Um dos desafios que Kallas enfrenta quando se prepara para ser interrogada pela Comissão dos Assuntos Externos do Parlamento Europeu será demonstrar as suas credenciais no exercício da influência diplomática da UE noutras regiões do mundo.
Não é considerada uma voz tão autoritária quando se trata de outras regiões do mundo, como a África, o Médio Oriente e a América Latina. Poderá ser incumbida de definir a posição diplomática da UE em relação ao conflito que assola Gaza e à instabilidade que se instala noutras regiões, como o Sahel africano.
Mas os diplomatas afirmam que o seu historial de política "pragmática" significa que está bem colocada para mediar as posições da UE sobre questões globais. A função é condicionada pela necessidade de todos os Estados-Membros da UE apoiarem unanimemente as decisões de política externa, sendo Kallas considerada como tendo as competências necessárias para forjar consensos entre 27 ministérios dos Negócios Estrangeiros que, por vezes, estão profundamente divididos.
Estas divisões vieram ao de cima no rescaldo do ataque do Hamas a Israel, a 7 de outubro, e da ofensiva das forças israelitas na Faixa de Gaza.
Considera-se que a Estónia seguiu a linha bem ensaiada da UE, apoiando firmemente o direito de auto-defesa de Israel e apelando ao respeito pelo direito humanitário internacional em Gaza. Em suma, Kallas não é considerada nem uma das líderes mais pró-Israel nem uma das mais pró-Palestina da UE.
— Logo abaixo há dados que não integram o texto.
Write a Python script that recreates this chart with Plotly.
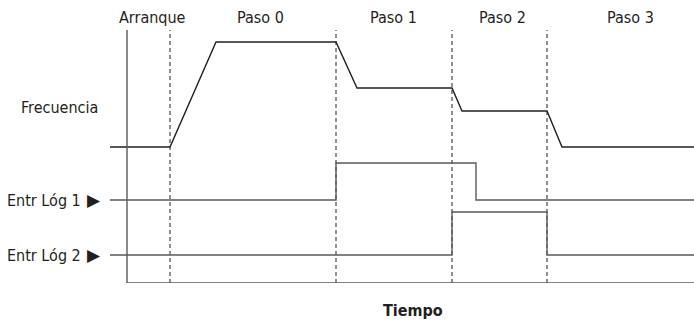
import plotly.graph_objects as go

# time axis (arbitrary units, 0 = start of the time axis)
step_times = [43, 209, 325, 420]
step_names = ["Arranque", "Paso 0", "Paso 1", "Paso 2", "Paso 3"]
step_label_x = [25, 133, 266, 375, 503]

freq_t = [-17, 43, 89, 209, 230, 325, 335, 420, 435, 567]
freq_v = [136, 136, 241, 241, 195, 195, 172, 172, 136, 136]

in1_t = [-17, 209, 209, 349, 349, 567]
in1_v = [83, 83, 120, 120, 83, 83]

in2_t = [-17, 325, 325, 420, 420, 567]
in2_v = [28, 28, 71, 71, 28, 28]

row_labels = ["Frecuencia", "Entr Lóg 1", "Entr Lóg 2"]
row_label_y = [176, 83, 28]
row_marker = [False, True, True]

X_RANGE = [-17, 567]
Y_RANGE = [0, 253]

FONT = "Liberation Sans Narrow, DejaVu Sans Condensed, Arial Narrow, sans-serif"
INK = "#231f20"
GREY = "#5a5a5a"


def px(x):
    return (x - X_RANGE[0]) / (X_RANGE[1] - X_RANGE[0])


def py(y):
    return (y - Y_RANGE[0]) / (Y_RANGE[1] - Y_RANGE[0])


fig = go.Figure()
fig.add_trace(go.Scatter(x=freq_t, y=freq_v, mode="lines",
                         line=dict(color=INK, width=1.4), hoverinfo="skip"))
fig.add_trace(go.Scatter(x=in1_t, y=in1_v, mode="lines",
                         line=dict(color=GREY, width=1.4), hoverinfo="skip"))
fig.add_trace(go.Scatter(x=in2_t, y=in2_v, mode="lines",
                         line=dict(color=GREY, width=1.4), hoverinfo="skip"))

# dashed step boundaries
for t in step_times:
    fig.add_shape(type="line", x0=t, x1=t, y0=0, y1=253,
                  line=dict(color=INK, width=1, dash="4px,3px"), layer="below")

# axes
fig.add_shape(type="line", x0=0, x1=0, y0=0, y1=253, line=dict(color=GREY, width=1.4))
fig.add_shape(type="line", x0=0, x1=567, y0=0, y1=0, line=dict(color=GREY, width=1.6))

for name, x in zip(step_names, step_label_x):
    fig.add_annotation(x=px(x), y=py(266), xref="paper", yref="paper",
                       text=name, showarrow=False,
                       font=dict(size=16, color=INK, family=FONT),
                       xanchor="center", yanchor="middle")

for lab, y, mk in zip(row_labels, row_label_y, row_marker):
    if mk:
        # label text, then a triangle pointing at the line
        fig.add_annotation(x=px(-24), y=py(y), xref="paper", yref="paper",
                           text="▶", showarrow=False,
                           font=dict(size=17, color=INK, family="DejaVu Sans"),
                           xanchor="right", yanchor="middle")
        fig.add_annotation(x=px(-44), y=py(y), xref="paper", yref="paper",
                           text=lab, showarrow=False,
                           font=dict(size=16, color=INK, family=FONT),
                           xanchor="right", yanchor="middle")
    else:
        fig.add_annotation(x=px(-27), y=py(y), xref="paper", yref="paper",
                           text=lab, showarrow=False,
                           font=dict(size=16, color=INK, family=FONT),
                           xanchor="right", yanchor="middle")

fig.add_annotation(x=px(286), y=py(-27), xref="paper", yref="paper",
                   text="<b>Tiempo</b>", showarrow=False,
                   font=dict(size=16, color=INK, family=FONT),
                   xanchor="center", yanchor="middle")

fig.update_layout(
    width=694, height=324,
    margin=dict(l=110, r=0, t=30, b=41),
    paper_bgcolor="white", plot_bgcolor="white",
    showlegend=False,
    xaxis=dict(range=X_RANGE, visible=False, fixedrange=True),
    yaxis=dict(range=Y_RANGE, visible=False, fixedrange=True),
)

fig.write_html("out.html", config={"displayModeBar": False},
               post_script="document.body.style.margin='0';")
Mas poderá ter de se esforçar para exercer influência diplomática e relevância entre os parceiros da região. De facto, tem sido a mais interveniente na instabilidade do Médio Oriente ao estabelecer paralelismos com a situação na Ucrânia, questionando por que razão o Ocidente não conseguiu repelir os ataques russos à Ucrânia da mesma forma que o fez quando o Irão lançou o seu primeiro ataque aéreo a Israel, em meados de abril.
Tudo em família
Kallas não é uma pessoa estranha às instituições europeias. O seu pai, Siim Kallas, foi primeiro-ministro da Estónia entre 2002 e 2003, antes de trocar Tallinn por Bruxelas em 2004, onde foi Comissário durante uma década nos dois executivos de Durão Barroso.
Advogada de formação, entrou para a política em 2010 e, um ano mais tarde, foi eleita para o Parlamento da Estónia, o Riigikogu. Tornou-se deputada ao Parlamento Europeu em 2014, onde se dedicou a uma série de domínios políticos, desde a tecnologia à energia e à política externa.
Desde que regressou à Estónia e se tornou primeira-ministra em 2021, foi-lhe atribuído o mérito de reforçar a estatura internacional do seu país, o quarto mais pequeno da UE e com apenas 1,4 milhões de cidadãos.
No seu website, Kallas refere que o golfe, o esqui, os patins e os puzzles são os seus principais hobbies.